Die Stunden, die ich morgens beim Training bin, beeinflussen meinen Nachmittag: Wenn ich zwei Stunden am Morgen trainiere, nehme ich mir am Nachmittag frei. Ein gutes Mittagessen ist wichtig und wenn mein Mann und ich vom Morgentraining zurückkommen, essen wir zusammen mit Leila und dem Kindermädchen, die sie während der Trainingsstunden betreut. Danach machen wir meistens Mittagschlaf: Wir haben Glück, dass unsere Tochter am Nachmittag schläft, denn mein Mann und ich sind nach dem Mittagessen meistens ziemlich ausgelaugt!

Nach der kleinen Ruhepause wachen wir voller Energie und Motivation für den Rest des Tages auf. Das Gute an meiner Schwangerschaft ist, dass ich am Nachmittag mehr Zeit mit Leila verbringen kann. Wir fahren Fahrrad oder gehen auf den Spielplatz. Wir spielen auch zu Hause oder malen zusammen… Eben all die normalen Dinge, die eine Dreieinhalbjährige gern macht! Danach lege ich eine Schießeinheit ein. Das ist kein großer Aufwand, denn ich wohne nur 2 Minuten vom Schießstand entfernt.

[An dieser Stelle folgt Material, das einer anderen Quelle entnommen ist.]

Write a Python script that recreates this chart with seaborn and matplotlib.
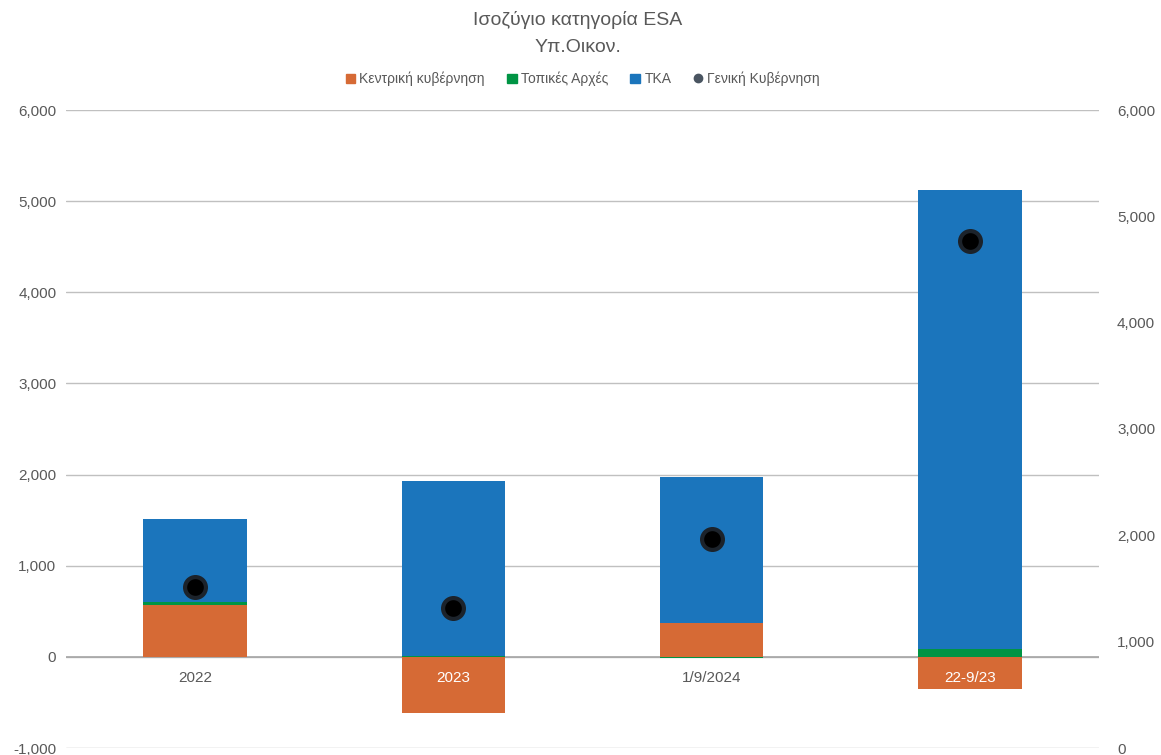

„Ich liebe Eis und an diesen heißen Sommertagen gehört eine Portion am Nachmittag einfach dazu… Eines Tages möchte ich ein Eiscafé eröffnen und ich weiß schon jetzt genau wie mein Eis schmecken muss!“

Aber das ist nicht alles. Ich baue auch Gemüse an und alle helfen bei der Gartenarbeit mit, um sicherzustellen, dass wir leckeren Salat, Äpfel und Beeren ernten können… Aber am liebsten essen wir das Gemüse und Obst, dass wir ernten!

Gutenachtgeschichten am Abend

Wenn es Zeit zum Abendessen ist, decken wir draußen ein und genießen das wunderbare Sommerwetter. Dann verbringe ich noch mehr Zeit mit meiner Tochter: Ich lese ihr Geschichten vor oder denke mir selbst welche aus. Das ist ein tägliches Abendritual. Das machen wir so lange, bis wir einschlafen – ich meistens noch vor ihr. Es ist eine schöne Art, den Tag zu beenden und Energie für den kommenden Morgen zu tanken.

Selina Gasparins Tagesablauf zeigt, dass ein Athlet immer ein Athlet bleibt und dass eine Schwangerschaft und das Muttersein sich gut in dieses Leben integrieren lassen, wenn man es nur möchte. Die Biathlonfamilie wünscht ihr alles Gute für die kommenden Wochen und für die baldige Geburt ihres zweiten Kindes.